Why my spring rolls burst or explode why frying?
– Your filling is too watery (check my tips for achieving a dry filling in the post).
– You’ve wrapped your spring rolls either too tightly or too loosely.
Nem Rán (The Authentic Spring Rolls From Hanoi, Vietnam)
- 2 Mixing bowls
- 1 silicone brush
- 1 Large plate
- 1 non-stick pan
For the rice papers (optinal but this step helps your spring rolls turn out super-crispy)
- Rice Papers (I used 8.5 inches / 22 cm diameter rice papers)
- 3 tbsp rice powder
- 3 tbsp water
- 1 tbsp wine or beer
- ¼ tsp salt
For the filling
- 1.1 pound ground pork (500g)
- 1 tbsp cooking oil
- 2 egg yolks (use egg white to seal the spring rolls)
- ½ tbsp chicken powder
- ½ tbsp salt
- ½ tbsp black pepper powder
- ¼ tbsp sugar
- 1 pound mung bean sprouts (400g)
- ⅓ medium-sized carrot (25g)
- 5 wood ear mushroom (5g)
- 1 handful cilantro (optional)
- 1 sprig green onion (optional)
- 1 oz bean thread noodles (30g)
- 2 tbsp fried shallots (optional)
Hanoi-styled dipping sauce (optional)
- ½ bulb kohlrabi (3.5oz or 100g) (green papaya, cucumber)
- ⅔ medium-sized carrot (1.7oz or 50g)
- ½ tsp salt (for the pickle)
- 1 tbsp sugar (for the pickle)
- 1 tbsp vinegar (for the pickle)
- 1 tbsp fish sauce
- 5 tbsp water
- ¾ tbsp vinegar
- 1 tbsp sugar
- minced garlic (to your taste)
- minced chili (to your taste)
- black pepper powder (to your taste)
Make the filling
- To start, soak the wood ear mushrooms and bean thread noodles, but only soak the bean thread noodles for approximately 10 minutes.
- Next, cut the mung bean sprouts into 0.6-inch (1.5 cm) pieces. If you're using kohlrabi or jicama, julienne them instead.
- Julienne the carrots, chop the cilantro, green onion, and wood ear mushrooms, and cut the bean thread noodles into 1-inch (3 cm) pieces.
- In one bowl, combine these ingredients: mung bean sprouts, carrots, cilantro, green onion, wood ear mushrooms, bean thread noodles, and fried shallots. Gently mix them until just incorporated.
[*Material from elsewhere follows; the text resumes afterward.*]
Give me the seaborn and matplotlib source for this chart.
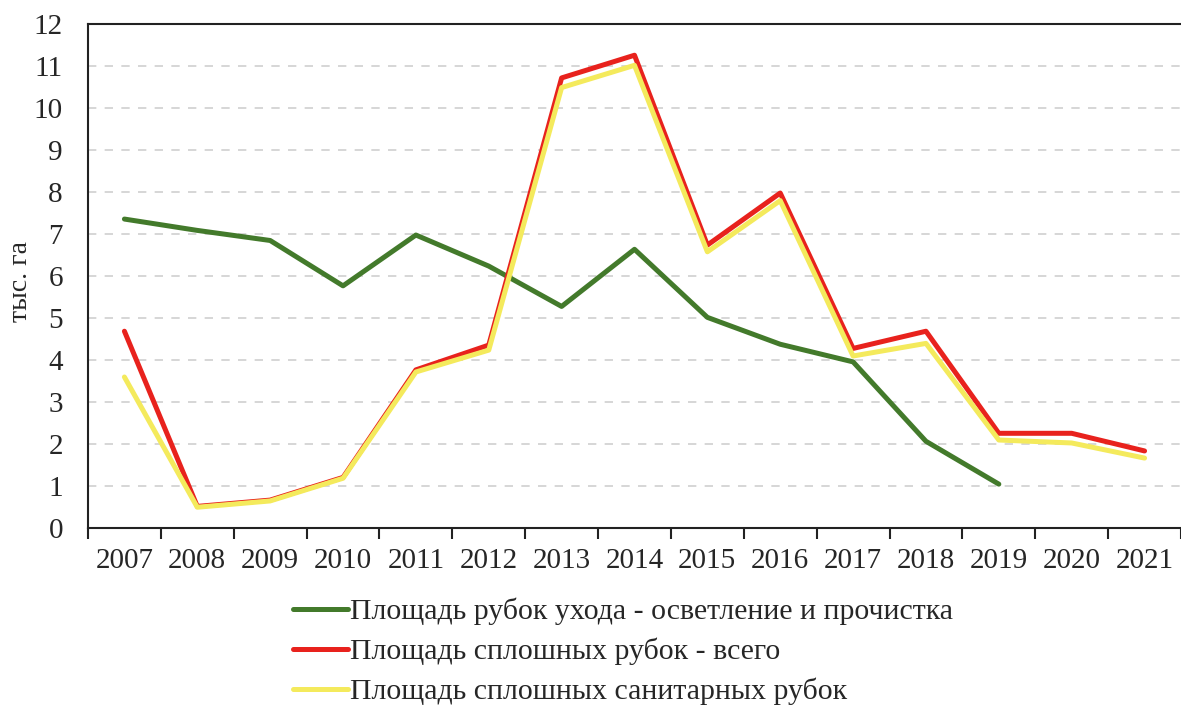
import numpy as np
import pandas as pd
import matplotlib
matplotlib.use("Agg")
import matplotlib.pyplot as plt
import seaborn as sns

years = list(range(2007, 2022))
thinning = [7.36, 7.09, 6.85, 5.77, 6.98, 6.24, 5.28, 6.64, 5.02, 4.38, 3.96, 2.07, 1.05, np.nan, np.nan]
clear_total = [4.69, 0.52, 0.67, 1.21, 3.77, 4.36, 10.72, 11.26, 6.74, 7.98, 4.28, 4.69, 2.26, 2.26, 1.84]
clear_sanitary = [3.6, 0.5, 0.65, 1.19, 3.72, 4.24, 10.49, 11.02, 6.58, 7.8, 4.1, 4.4, 2.1, 2.03, 1.67]

names = [
    "Площадь рубок ухода - осветление и прочистка",
    "Площадь сплошных рубок - всего",
    "Площадь сплошных санитарных рубок",
]
colors = ["#437a2b", "#e8221d", "#f4ea5c"]

df = pd.DataFrame({
    "year": years * 3,
    "value": thinning + clear_total + clear_sanitary,
    "series": [names[0]] * 15 + [names[1]] * 15 + [names[2]] * 15,
})

sns.set_style("white")
plt.rcParams["font.family"] = ["Liberation Serif", "DejaVu Serif"]

fig = plt.figure(figsize=(11.81, 7.10), dpi=100)
ax = fig.add_axes([0.0745, 0.256, 0.9255, 0.71])

sns.lineplot(data=df, x="year", y="value", hue="series", hue_order=names,
             palette=colors, linewidth=3.6, ax=ax, legend=True)

ax.set_xlim(2006.5, 2021.5)
ax.set_ylim(0, 12)
ax.set_yticks(range(0, 13))
ax.tick_params(axis="y", length=0, labelsize=21, pad=18)
for y in range(1, 12):
    ax.axhline(y, color="#d0d0d0", lw=1.2, ls=(0, (5, 5)), zorder=0)

# category-style x axis: ticks between years, labels centred
ax.set_xticks(np.arange(2006.5, 2022, 1))
ax.set_xticklabels([])
ax.set_xticks(years, minor=True)
ax.set_xticklabels([str(y) for y in years], minor=True)
ax.tick_params(axis="x", which="major", length=8, width=1.5, direction="out", color="#222222", bottom=True)
ax.tick_params(axis="x", which="minor", length=0, labelsize=21, pad=14)

for s in ["left", "bottom", "top"]:
    ax.spines[s].set_color("#222222")
    ax.spines[s].set_linewidth(1.5)
ax.spines["right"].set_visible(False)

ax.set_xlabel("")
ax.set_ylabel("тыс. га", fontsize=20)
ax.yaxis.set_label_coords(-0.05, 0.49)

ax.get_legend().remove()
handles, labels = ax.get_legend_handles_labels()
fig.legend(handles, labels, loc="upper left", bbox_to_anchor=(0.248, 0.158),
           frameon=False, fontsize=21.5, handlelength=1.85, handletextpad=0.05,
           labelspacing=0.42, borderpad=0, borderaxespad=0)

fig.savefig("out.png", dpi=100)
- In another bowl, add the ground pork, egg yolk, and all the seasonings, thoroughly mixing them together.
- Finally, combine the meat mixture with the vegetable bowl and gently mix them together.
Prepare the rice paper (optional)
- Mix water, wine (or beer), rice powder and salt together.
- Use a brush to apply this mixture to one side of all your rice papers.
- If you skip this step, dip your rice paper into room-temperature water for 3-5 seconds to soften it before wrapping.
Wrap the spring rolls
- Place a single rice paper on a spacious plate, making sure the side coated with the liquid mixture faces downward.
- Put 2.5 tablespoons of filling, suitable for an 8.5-inch (22 cm) diameter rice paper, on the lower third of the rice paper.
- Roll the rice paper around the filling, starting with one rotation, and then fold the sides inwards towards the center. Continue rolling until the filling is completely enclosed.
- Use any remaining egg white as adhesive to seal the roll's edge.
- Repeat this procedure until you have wrapped all the filling.
Fry the spring rolls
- Heat a generous quantity of oil in a pan, ensuring there's enough to submerge the spring rolls at least halfway. Ideally, if you can deep-fry the rolls, that's even better.
- Fry the spring rolls over medium-low heat until the rice paper takes on a light golden hue. Remove them from the oil and let them cool before the second round of frying.
- For the second frying, you can choose to either deep-fry or air-fry your spring rolls. (I personally favor air frying as it helps remove excess oil from the spring rolls, resulting in a less greasy and healthier outcome.)You can deep-fry the spring rolls on high heat until crispy or air-fry them at 390°F (200°C) for about 10 minutes.
Make the dipping sauce (optional)
- Peel and thinly slice the carrot and kohlrabi.
- Toss the carrot and kohlrabi with salt and sugar, then let them sit for 15 minutes.
- In a separate bowl, combine together fish sauce, sugar, vinegar, chili, garlic, and black pepper.
- Introduce the carrot and kohlrabi (without the brine) into the fish sauce bowl.
- Now you can savor this dipping sauce with your spring rolls or many Hanoi dishes like Bún Bò Nam Bộ (Stir-fried Beef Rice Noodle Salad).